I recently had two professional tarot readers tell me they thought the energy of the card was perfect. Good enough for me. What do you think? Did I pick the right version?
Reshoots, Part 2: The Emperor
So…… creating the tarot deck was a huge learning process for me as an artist. I completed the entire project in 6 months. (So I guess there was a silver lining to the pandemic: lots of free time to create a tarot deck.) At first, it was kind of a lark, something to do to stave off boredom and loneliness, and I used existing images from my catalogue. I often play with the same archetypes as the tarot, so it made sense.
Well, image one is the traditional card for the Emperor, and the second image, a shot of Wesley De La Rosa I’d taken a couple of years ago seemed a perfect fit. One of my most appreciated images, it even graced my marketing materials.
However, after averaging two to three shoots a week to create new material for the deck, I wondered if the original image truly represented the best of my work.
Hesitantly, I asked Wesley if he would mind coming in to reshoot the image. I mean, what if he spent all the time and energy to recreate the shot and it wasn’t any different? I mean, dudes a pro… I’d hate to waste his time.
Looking at that image, I think you’ll agree it was worth the reshoot. I can’t count the number of folks who have been glancing through the deck, reach that card and stop with an “Oh my God.”
So, yeah, Zen Monster Tarot deck: forty five bucks.
Shooting two to three times a week for six months creating some of the most creative images I had ever produced? Priceless.

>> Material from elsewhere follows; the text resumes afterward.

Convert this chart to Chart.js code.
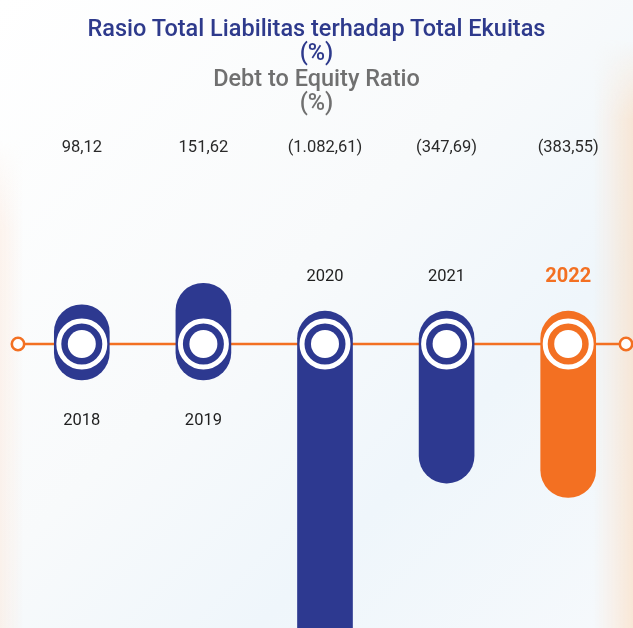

I started creating the Zen Monster Tarot deck kind of by accident during the shut down. At first, I used existing images that sort of struck me as meaningful for some reason. When I decided to complete a deck, I returned to many of these cards fully expecting to replace them with new, deck-specific images. Sometimes, when I looked more closely, I decided to keep it.
Originally, I liked the idea of moving the sphinxes into the drivers’ seat. In the modern era, we are the one’s behind the wheel, and no one pulls it along. Then I noticed that in both images, the female is white and the male is black. Huh. Then I noticed that the canopy in the original is covered in stars, and the canopy in my photo has bright shiny spots of light. You get a glimpse of a house in the background in my image, and if you look closely, there is a red spindle on the rear wheel of the buggy, and a statue of an angel directly above it.
I took the photo a full year before thinking of making a tarot deck. I’ll point out other cards with fun “coincidences” in future stories.
Let me know if you notice any other similarities here!
Seven of Cups
The Seven of Cups was by far the most difficult for me to reimagine for Zen Monster Tarot. It was also close to the last, if not the last card I created. In a funny little detail I likely shouldn’t admit, I’d already written the description for the manuscript based on my best idea before inspiration struck.
So, the guy has a vision of choices in a cloud of fog. At first, I thought maybe have someone hitting a hookah and, you know, hallucinating. I wrote the description based on that image. If you have “the Words,” you’ll get a chuckle.
Then it hit me. I’d used the idea of a holographic screen before. Why not have someone making choices on a screen? It’s as ephemeral as images in the fog. I got excited. I chose images from past shoots to represent the images on the card, going for a similar symbolic value more than recreating the image. For me at least, the red glow around the shroud sets that image as the choice they have made… but what have they chosen?
I had several shots of a shrouded woman from a prior shoot, because of course I did! I had worked with Henry Laque before and thought he’d be great for the card. He has a very positive, inquisitive vibe. It all fell together.
I don’t always use the specific number of objects implied by the card. For one thing, the way I designed the deck, every card is labelled. Even if every card had the exact number of objects, sometimes they are intentionally obscured, and I didn’t want readers playing “Where’s Waldo?” In this card, the glass of wine Henry holds creates the connection to cups. For another, some of the cards in the traditional deck seem overburdened by the need to force irrelevant objects into the image.